The Boston Marathon race director cashes in his chance to run a race pushing Rick Hoyt.
When Boston Marathon Race Director Dave McGillivray turned 60 last summer, the legendary father and son racing duo of Dick and Rick Hoyt presented their longtime friend with a unique gift certificate.
It read, “This certificate entitles Dave McGillivray to take part in a 5K race or training run, pushing Rick Hoyt in his running chair, at a time convenient for both of you. Happy Birthday, Dave, and thank you for your friendship and support over the years.”
McGillivray cashed in his gift Friday when he pushed Rick Hoyt at the Finish at the 50 race. (The event finishes at the 50 yard line at Gillette Stadium, home of the New England Patriots.) Though the two had intended to do the full 10K race, those pushing wheelchairs could not go on the stadium's ramps, so they raced a modified 5.1-mile course.
“I waited 30 years to do this and finally got my chance," McGillivray wrote in an email to Runner’s World Newswire. “It was everything I ever imagined and more…a thrill of a lifetime.”
Dick Hoyt, who was unable to attend the race, said Rick Hoyt enjoyed the experience as much as McGillivray.
“The crowds all knew that he was coming with Dave, so they were all cheering him on,” Dick Hoyt told Newswire. “Rick’s always got a big smile on his face. It was great, and I felt happy for Dave and Rick.”

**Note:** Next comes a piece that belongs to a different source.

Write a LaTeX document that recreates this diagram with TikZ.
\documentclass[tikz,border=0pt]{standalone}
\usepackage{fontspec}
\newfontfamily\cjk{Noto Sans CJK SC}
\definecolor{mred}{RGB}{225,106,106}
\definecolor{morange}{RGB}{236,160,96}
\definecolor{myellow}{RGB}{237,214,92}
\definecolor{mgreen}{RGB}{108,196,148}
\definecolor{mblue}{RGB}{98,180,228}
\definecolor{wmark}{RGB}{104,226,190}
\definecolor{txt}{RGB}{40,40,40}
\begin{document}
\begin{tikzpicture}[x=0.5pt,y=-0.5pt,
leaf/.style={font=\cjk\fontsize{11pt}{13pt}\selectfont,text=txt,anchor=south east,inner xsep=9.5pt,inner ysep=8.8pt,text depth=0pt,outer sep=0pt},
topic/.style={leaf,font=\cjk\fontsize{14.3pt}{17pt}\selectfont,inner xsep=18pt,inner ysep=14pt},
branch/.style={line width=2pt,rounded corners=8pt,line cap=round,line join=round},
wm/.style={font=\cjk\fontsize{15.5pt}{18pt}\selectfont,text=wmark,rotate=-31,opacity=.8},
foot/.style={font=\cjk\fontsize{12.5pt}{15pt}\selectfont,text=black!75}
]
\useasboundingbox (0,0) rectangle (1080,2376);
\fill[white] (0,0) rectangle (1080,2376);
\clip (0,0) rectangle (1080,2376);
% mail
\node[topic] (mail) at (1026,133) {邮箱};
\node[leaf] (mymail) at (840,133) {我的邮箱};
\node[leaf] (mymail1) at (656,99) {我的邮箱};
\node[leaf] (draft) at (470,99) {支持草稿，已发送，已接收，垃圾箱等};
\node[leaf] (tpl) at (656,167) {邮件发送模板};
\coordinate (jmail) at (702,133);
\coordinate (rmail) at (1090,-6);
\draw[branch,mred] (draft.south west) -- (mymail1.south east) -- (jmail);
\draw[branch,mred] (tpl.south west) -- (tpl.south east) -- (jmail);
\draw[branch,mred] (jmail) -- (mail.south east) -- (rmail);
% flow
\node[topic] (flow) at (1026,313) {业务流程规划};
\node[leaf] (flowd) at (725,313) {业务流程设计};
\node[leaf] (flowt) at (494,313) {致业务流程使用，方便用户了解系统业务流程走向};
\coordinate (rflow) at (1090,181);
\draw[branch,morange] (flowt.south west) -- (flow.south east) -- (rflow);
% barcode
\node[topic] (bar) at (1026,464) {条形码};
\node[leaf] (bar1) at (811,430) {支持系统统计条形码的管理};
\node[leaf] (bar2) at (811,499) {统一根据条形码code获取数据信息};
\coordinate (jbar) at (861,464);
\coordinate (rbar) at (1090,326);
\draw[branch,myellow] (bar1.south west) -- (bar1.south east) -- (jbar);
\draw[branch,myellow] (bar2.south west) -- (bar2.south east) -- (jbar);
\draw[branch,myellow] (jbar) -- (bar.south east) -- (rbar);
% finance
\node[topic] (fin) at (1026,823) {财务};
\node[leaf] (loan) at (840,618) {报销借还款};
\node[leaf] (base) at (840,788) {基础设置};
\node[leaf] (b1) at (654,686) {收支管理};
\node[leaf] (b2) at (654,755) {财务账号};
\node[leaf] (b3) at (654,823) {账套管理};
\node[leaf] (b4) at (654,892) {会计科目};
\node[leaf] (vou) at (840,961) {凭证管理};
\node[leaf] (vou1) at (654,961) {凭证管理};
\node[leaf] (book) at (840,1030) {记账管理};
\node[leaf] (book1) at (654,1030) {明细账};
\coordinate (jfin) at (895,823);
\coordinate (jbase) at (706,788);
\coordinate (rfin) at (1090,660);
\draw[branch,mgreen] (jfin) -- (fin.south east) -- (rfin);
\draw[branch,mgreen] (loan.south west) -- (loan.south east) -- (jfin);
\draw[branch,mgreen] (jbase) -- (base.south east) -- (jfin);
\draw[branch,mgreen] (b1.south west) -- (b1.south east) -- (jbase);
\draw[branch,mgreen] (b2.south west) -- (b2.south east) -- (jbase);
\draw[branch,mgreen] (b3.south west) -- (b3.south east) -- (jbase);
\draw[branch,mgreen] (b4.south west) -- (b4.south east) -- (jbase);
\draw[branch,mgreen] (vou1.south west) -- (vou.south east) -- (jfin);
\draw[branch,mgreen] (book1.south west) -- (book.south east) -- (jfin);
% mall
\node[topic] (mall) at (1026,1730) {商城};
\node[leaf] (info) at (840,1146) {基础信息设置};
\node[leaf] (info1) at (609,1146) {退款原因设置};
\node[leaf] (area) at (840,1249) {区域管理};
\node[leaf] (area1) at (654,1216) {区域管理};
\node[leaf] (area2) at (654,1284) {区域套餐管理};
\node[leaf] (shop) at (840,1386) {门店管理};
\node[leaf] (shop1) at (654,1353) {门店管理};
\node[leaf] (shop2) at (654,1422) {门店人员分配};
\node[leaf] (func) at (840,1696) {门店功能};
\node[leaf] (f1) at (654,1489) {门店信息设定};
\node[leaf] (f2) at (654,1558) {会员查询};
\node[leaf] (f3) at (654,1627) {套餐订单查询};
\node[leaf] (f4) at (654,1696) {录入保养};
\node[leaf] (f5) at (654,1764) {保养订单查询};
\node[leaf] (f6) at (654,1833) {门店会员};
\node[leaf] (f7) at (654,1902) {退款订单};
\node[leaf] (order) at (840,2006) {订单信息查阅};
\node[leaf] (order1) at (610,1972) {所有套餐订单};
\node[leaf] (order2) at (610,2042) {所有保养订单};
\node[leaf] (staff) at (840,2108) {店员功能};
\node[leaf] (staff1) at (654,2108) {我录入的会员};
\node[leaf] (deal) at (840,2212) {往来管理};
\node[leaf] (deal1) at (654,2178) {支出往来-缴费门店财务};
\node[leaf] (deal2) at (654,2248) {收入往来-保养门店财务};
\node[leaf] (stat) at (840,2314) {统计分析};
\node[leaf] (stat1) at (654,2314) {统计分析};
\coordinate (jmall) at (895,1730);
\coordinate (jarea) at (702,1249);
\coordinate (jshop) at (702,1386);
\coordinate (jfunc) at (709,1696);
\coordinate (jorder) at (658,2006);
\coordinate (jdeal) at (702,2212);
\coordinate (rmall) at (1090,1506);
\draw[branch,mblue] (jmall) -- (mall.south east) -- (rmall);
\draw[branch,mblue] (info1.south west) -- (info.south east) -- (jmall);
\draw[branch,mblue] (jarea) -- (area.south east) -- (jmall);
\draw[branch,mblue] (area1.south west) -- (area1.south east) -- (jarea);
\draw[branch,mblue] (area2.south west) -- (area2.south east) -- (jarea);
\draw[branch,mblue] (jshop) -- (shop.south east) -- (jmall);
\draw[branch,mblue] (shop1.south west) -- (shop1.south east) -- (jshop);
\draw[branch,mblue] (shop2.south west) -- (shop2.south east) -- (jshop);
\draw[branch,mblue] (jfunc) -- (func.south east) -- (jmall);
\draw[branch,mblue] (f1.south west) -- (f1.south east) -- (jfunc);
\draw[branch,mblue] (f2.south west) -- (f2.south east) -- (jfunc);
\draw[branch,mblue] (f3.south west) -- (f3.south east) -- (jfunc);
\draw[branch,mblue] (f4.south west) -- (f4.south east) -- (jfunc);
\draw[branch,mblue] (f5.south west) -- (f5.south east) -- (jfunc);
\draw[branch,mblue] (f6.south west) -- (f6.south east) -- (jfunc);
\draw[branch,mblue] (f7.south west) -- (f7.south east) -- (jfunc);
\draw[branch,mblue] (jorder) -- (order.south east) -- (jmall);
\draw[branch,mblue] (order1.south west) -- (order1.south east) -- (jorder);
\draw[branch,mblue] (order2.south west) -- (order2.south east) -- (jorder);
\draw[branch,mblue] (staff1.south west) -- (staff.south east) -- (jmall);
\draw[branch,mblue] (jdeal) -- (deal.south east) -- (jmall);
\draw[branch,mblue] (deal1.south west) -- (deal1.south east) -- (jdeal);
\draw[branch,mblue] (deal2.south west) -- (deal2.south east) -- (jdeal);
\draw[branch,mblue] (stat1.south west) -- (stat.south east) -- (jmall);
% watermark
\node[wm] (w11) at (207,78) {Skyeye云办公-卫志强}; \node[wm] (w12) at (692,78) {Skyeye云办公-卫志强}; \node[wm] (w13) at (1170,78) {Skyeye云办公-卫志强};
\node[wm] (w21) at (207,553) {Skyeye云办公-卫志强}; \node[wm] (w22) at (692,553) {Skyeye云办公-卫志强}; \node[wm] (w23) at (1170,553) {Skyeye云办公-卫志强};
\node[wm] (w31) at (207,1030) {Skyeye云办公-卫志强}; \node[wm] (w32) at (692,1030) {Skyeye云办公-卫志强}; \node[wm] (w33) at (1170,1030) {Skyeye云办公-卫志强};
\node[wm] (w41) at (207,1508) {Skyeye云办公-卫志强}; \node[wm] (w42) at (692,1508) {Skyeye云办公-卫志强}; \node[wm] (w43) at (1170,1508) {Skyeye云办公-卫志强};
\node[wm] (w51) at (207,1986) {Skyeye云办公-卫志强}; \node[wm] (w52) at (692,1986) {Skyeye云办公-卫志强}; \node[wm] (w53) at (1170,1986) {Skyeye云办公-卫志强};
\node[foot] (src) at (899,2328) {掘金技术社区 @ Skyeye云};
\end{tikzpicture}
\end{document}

Dick and Rick Hoyt began running races together in 1977 when Rick Hoyt, who was born with cerebral palsy, told his father that he wanted to participate in a race to benefit a lacrosse player who had been paralyzed in an accident. Following the race, Rick Hoyt, then 15, told his father, "Dad, when I'm running, it feels like I'm not handicapped." That was the catalyst for what would become an epic racing career.

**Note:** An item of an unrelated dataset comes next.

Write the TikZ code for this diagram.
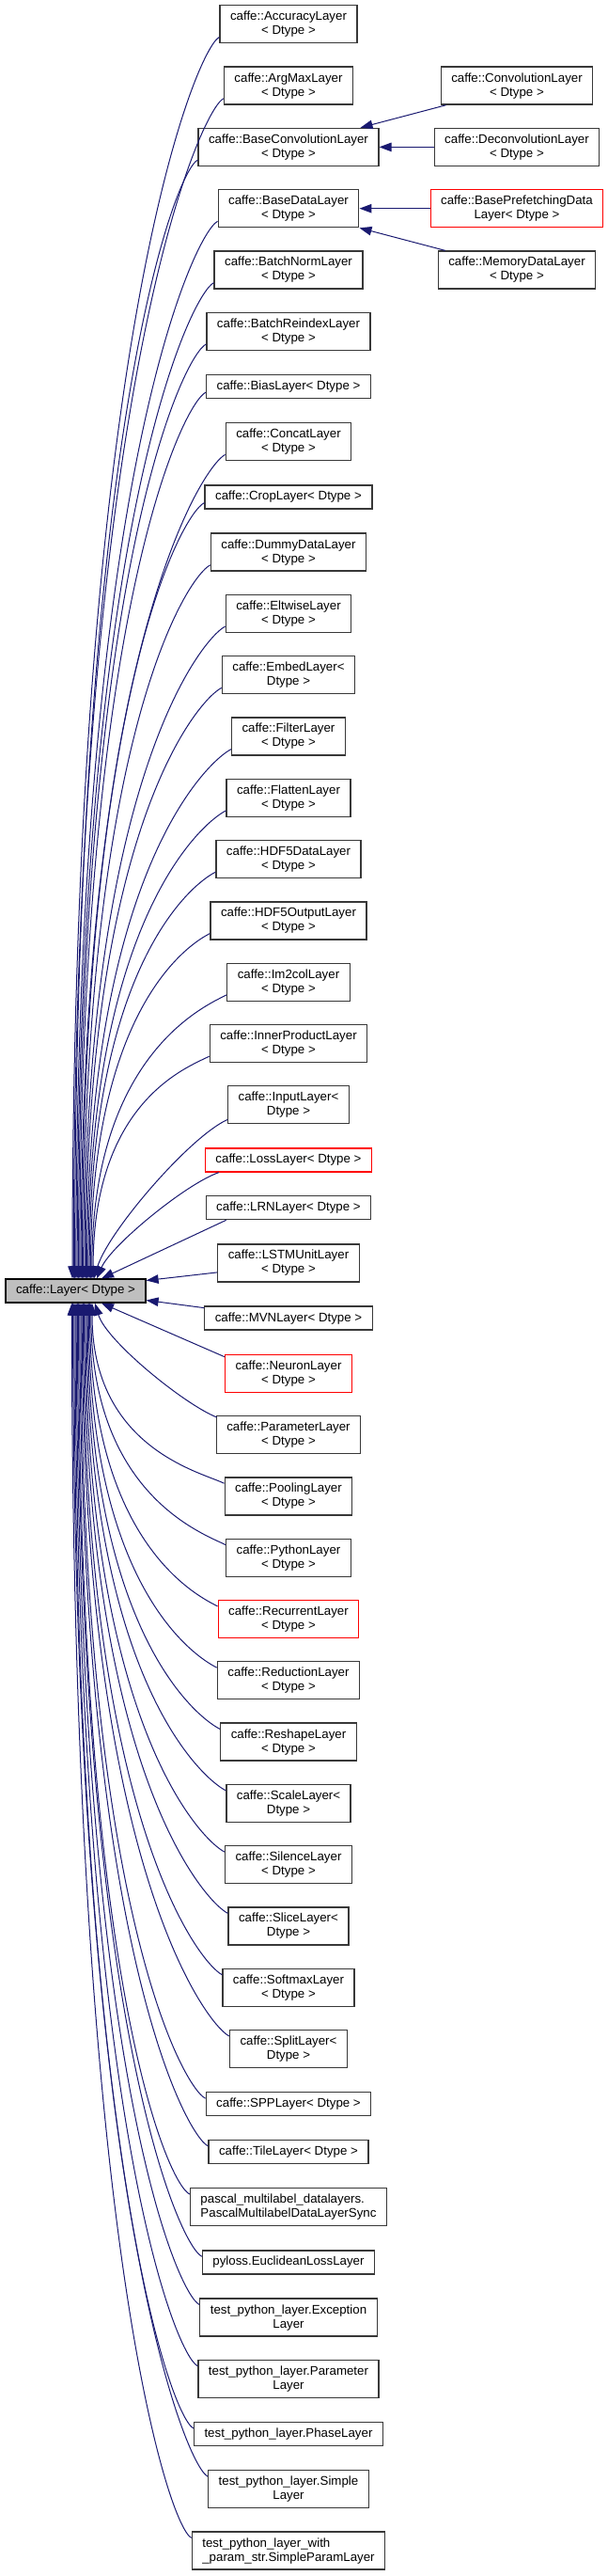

The Hoyts have an ongoing joke that every time they’ve raced together, Rick Hoyt had beaten Dick Hoyt across the finish line. McGillivray joked on Facebook leading up to the event that he was going to put an end to Rick Hoyt's winning streak. So as the pair approached the finish line on Friday night, McGillivray ran around Rick Hoyt's chair and pretended he was going to finish ahead of him before returning back and pushing him across the finish line. (See the video below, courtesy of Dave McGillivray.)
The Hoyts and McGillivray have known one another for about 30 years, and the three are regarded for their feats of extreme endurance. McGillivray ran across the United States in 1978, raising money for the Jimmy Fund. The Hoyts ran and biked across the country in 1992, completed the Boston Marathon together 32 times, and have finished six Ironman triathlons. McGillivray has run the Boston Marathon 43 consecutive times, though since he became race director he completes it after everyone else has finished.

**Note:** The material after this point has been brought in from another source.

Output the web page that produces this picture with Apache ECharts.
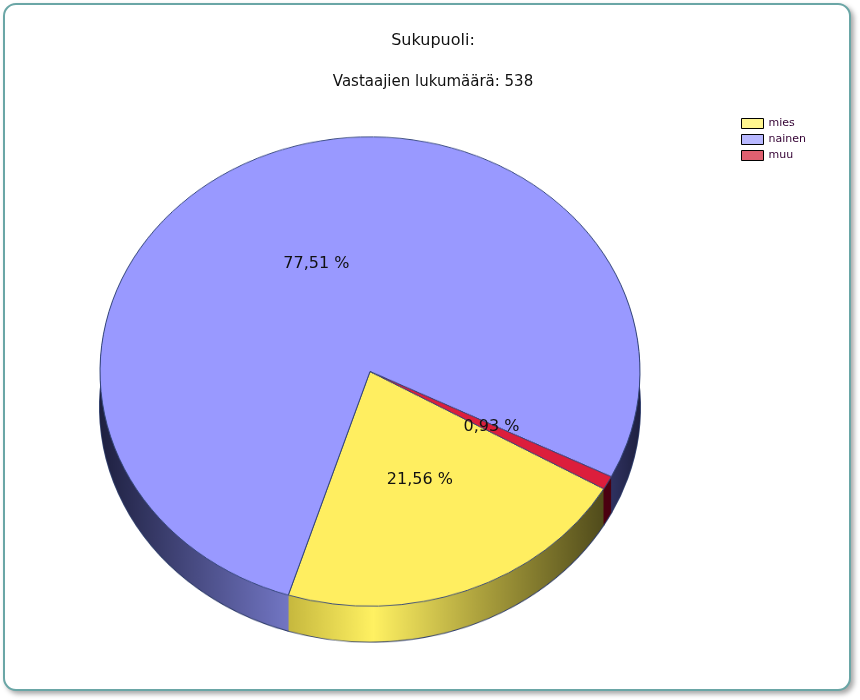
<!DOCTYPE html>
<html><head><meta charset="utf-8">
<script src="https://cdn.jsdelivr.net/npm/echarts@6/dist/echarts.min.js"></script>
<style>
body{margin:0;background:#fff;}
#frame{position:absolute;left:3px;top:3px;width:844px;height:684px;border:2px solid #6aa6a6;border-radius:13px;box-shadow:3px 3px 5px rgba(0,0,0,.35);background:#fff;}
#pie{position:absolute;left:0;top:0;width:860px;height:700px;transform-origin:370px 371.5px;transform:scaleY(0.869);}
#main{position:absolute;left:0;top:0;width:860px;height:700px;}
</style></head>
<body>
<div id="frame"></div>
<div id="pie"></div>
<div id="main"></div>
<script>
// ---- data ----
const titleText = 'Sukupuoli:';
const subtitleText = 'Vastaajien lukumäärä: 538';
const categories = ['mies', 'nainen', 'muu'];
const counts = [116, 417, 5];
const topColors = ['#FFEE60', '#9999FF', '#DC1E3C'];
const legendColors = ['#FFF68F', '#B8B8FF', '#E06070'];

// ---- geometry / style ----
const CX = 370, CY = 371.5, R = 270, K = 0.869, KL = 0.843, DEPTH = 41, START = -30;
const FONT = 'DejaVu Sans';
const G = echarts.graphic.LinearGradient;
const sideColors = [
  new G(0, 0, 1, 0, [{offset:0,color:'#c6b83e'},{offset:0.27,color:'#fff162'},{offset:0.6,color:'#aea33e'},{offset:1,color:'#504b1b'}]),
  new G(0, 0, 1, 0, [{offset:0,color:'#1e2040'},{offset:0.35,color:'#7276c4'},{offset:0.6,color:'#6064a8'},{offset:0.93,color:'#34376a'},{offset:1,color:'#1e2040'}]),
  new G(0, 0, 1, 0, [{offset:0,color:'#7a0018'},{offset:1,color:'#4a0010'}])
];

function pieData(colors) {
  return categories.map((c, i) => ({ name: c, value: counts[i], itemStyle: { color: colors[i] } }));
}
function baseSeries(dy) {
  return {
    type: 'pie', center: [CX, CY + dy], radius: R, startAngle: START, clockwise: true,
    silent: true, animation: false, label: { show: false }, labelLine: { show: false },
    emphasis: { disabled: true }
  };
}

// pie body (drawn in a vertically squashed layer to get an ellipse)
const pieSeries = [];
pieSeries.push(Object.assign(baseSeries(DEPTH), {
  data: pieData(sideColors), itemStyle: { borderColor: '#2f3d6a', borderWidth: 2 }
}));
for (let d = DEPTH; d >= 1; d--) {
  pieSeries.push(Object.assign(baseSeries(d), {
    data: pieData(sideColors), itemStyle: { borderWidth: 0 }
  }));
}
pieSeries.push(Object.assign(baseSeries(0), {
  data: pieData(topColors), itemStyle: { borderColor: '#34467a', borderWidth: 1 }
}));

const pieChart = echarts.init(document.getElementById('pie'), null, { renderer: 'canvas' });
pieChart.setOption({ animation: false, series: pieSeries });

// titles, legend, labels (unsquashed)
const main = echarts.init(document.getElementById('main'), null, { renderer: 'canvas' });
main.setOption({
  animation: false,
  title: [
    { text: titleText, left: 428, textAlign: 'center', top: 28,
      textStyle: { fontFamily: FONT, fontSize: 16, fontWeight: 'normal', color: '#111' } },
    { text: subtitleText, left: 428, textAlign: 'center', top: 70,
      textStyle: { fontFamily: FONT, fontSize: 15, fontWeight: 'normal', color: '#111' } }
  ],
  legend: {
    orient: 'vertical', left: 736, top: 113, icon: 'rect', itemWidth: 22, itemHeight: 10, itemGap: 5,
    selectedMode: false,
    textStyle: { fontFamily: FONT, fontSize: 11, color: '#330033' },
    itemStyle: { borderColor: '#000', borderWidth: 1 },
    data: categories.map((c, i) => ({ name: c, itemStyle: { color: legendColors[i], borderColor: '#000', borderWidth: 1 } }))
  },
  series: [{
    type: 'pie', center: [CX, CY], radius: R, startAngle: START, clockwise: true, silent: true,
    data: pieData(categories.map(() => 'rgba(0,0,0,0)')),
    itemStyle: { borderWidth: 0 },
    label: {
      show: true, position: 'inside', fontFamily: FONT, fontSize: 16, color: '#111',
      formatter: p => p.percent.toFixed(2).replace('.', ',') + ' %'
    },
    labelLine: { show: false },
    labelLayout: function (params) {
      const r = params.labelRect;
      const c = r.y + r.height / 2;
      return { dy: (c - CY) * (KL - 1) };
    },
    emphasis: { disabled: true }
  }]
});
</script>
</body></html>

Dick Hoyt, 75, has retired from doing Ironman triathlons and marathons. Family friend Brian Lyons pushed Rick Hoyt through April’s Boston Marathon and the Patriot Half Triathlon—a half ironman—in June.
Dick Hoyt will continue to push Rick Hoyt in shorter events. Next up for the duo is the Keith Whyte Waterfront Ultra Marathon in Ireland on July 25. Rick Hoyt will likely participate in the 26.2 mile race with a team of people, including his father, pushing him relay-style. The Hoyts also intend to maintain their streak at the Falmouth Road Race, which currently stands at 35 consecutive years for the duo.
As for McGillivray, he said he hopes to have the chance to push Rick Hoyt in a race again.
“My next ‘goal’ is to push Rick up Mount Washington someday,” wrote McGillivray. “I’ll need to really get in shape for that one, though!”